Mission Shakti demonstrated that India is a credible space power capable of protecting its space assets. But space as a global commons demands more than deterrence — it requires collective security frameworks. India's challenge is to simultaneously maintain its ASAT deterrence, protect against the nuclear ASAT threat, and champion the international norms that keep space from becoming the next arms race frontier.
🧠Memory Tricks & Quick Facts
🔑 Lock These In for Prelims Day
| Fact | Answer |
|---|---|
| India's ASAT test name | Mission Shakti |
| Date of Mission Shakti | 27 March 2019 |
| Altitude of test | 283 km (Low Earth Orbit) |
| Weapon used | PDV Mk-II (Prithvi Defence Vehicle) |
| Satellite destroyed | Microsat-R |
| Launch location | Abdul Kalam Island (Wheeler Island), Odisha |
| India's rank among ASAT nations | 4th (after USA, Russia, China) |
| Organising agencies | DRDO + ISRO (joint programme) |
| Russia's 2021 ASAT test target | Kosmos 1408 — created 1,500+ debris pieces |
| Russia nuclear ASAT — revealed | February 2024 (US intelligence, Jake Sullivan briefing) |
| UNSC resolution vetoed by Russia | April 2024 — S/2024/302 (USA-Japan proposal) |
| Treaty banning nuclear weapons in space | Outer Space Treaty 1967, Article IV |
| USA voluntary moratorium on ASAT tests | January 2022 |
| Kessler Syndrome proposed by | Donald Kessler, NASA, 1978 |
| ASAT debris from all tests (2025) | 6,851 catalogued pieces; 2,920 still in orbit |
❓FAQs — Quick Reference
Why is India's ASAT test at 283 km considered responsible, unlike China's 2007 test?
What would Russia's nuclear ASAT actually do if detonated?
How does Mission Shakti help India strategically against China and Pakistan?
What is PAROS and why has it failed to produce a binding treaty?
What is India's current Space Defence posture after Mission Shakti?
🏁Conclusion
Space — The New Battlefield and the Last Global Commons
Mission Shakti was not just a missile test — it was India's declaration that it intends to remain a credible power in the era of space warfare. By becoming the fourth ASAT nation, India gained a seat at the table in any future space arms control negotiations, protected its growing space assets from adversary threats, and validated a decade of BMD technology investment in a single, strategically calibrated demonstration.

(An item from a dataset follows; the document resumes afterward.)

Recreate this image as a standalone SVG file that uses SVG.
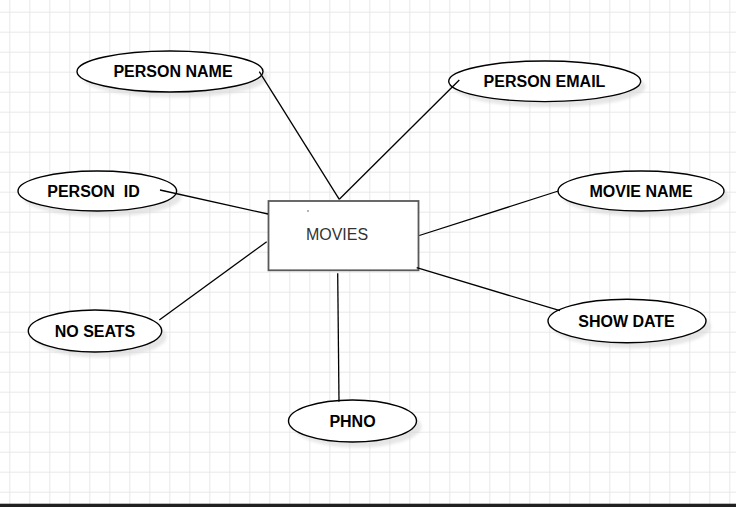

But the world India entered in 2019 has grown more dangerous since. Russia's alleged nuclear ASAT programme represents a qualitative escalation that no existing treaty adequately addresses. A nuclear detonation in space would be a civilisational catastrophe — destroying the satellite infrastructure that underpins GPS, banking, weather forecasting, internet, and military command across every nation on Earth. The debris would linger in the Van Allen belts for years, threatening satellites that developing nations and wealthy ones alike depend on equally.
India's challenge is to hold both truths simultaneously: ASAT capability is a strategic necessity in a world where adversaries weaponise space, and yet space is a global commons that no nation has the right to render unusable for others. This means maintaining deterrence while championing the Outer Space Treaty framework, pushing for a comprehensive Code of Conduct for Space Activities, supporting the PAROS process, and — most urgently — joining the call for a binding moratorium on nuclear weapons in space before Russia's Kosmos programme goes from dummy warheads to live deployment.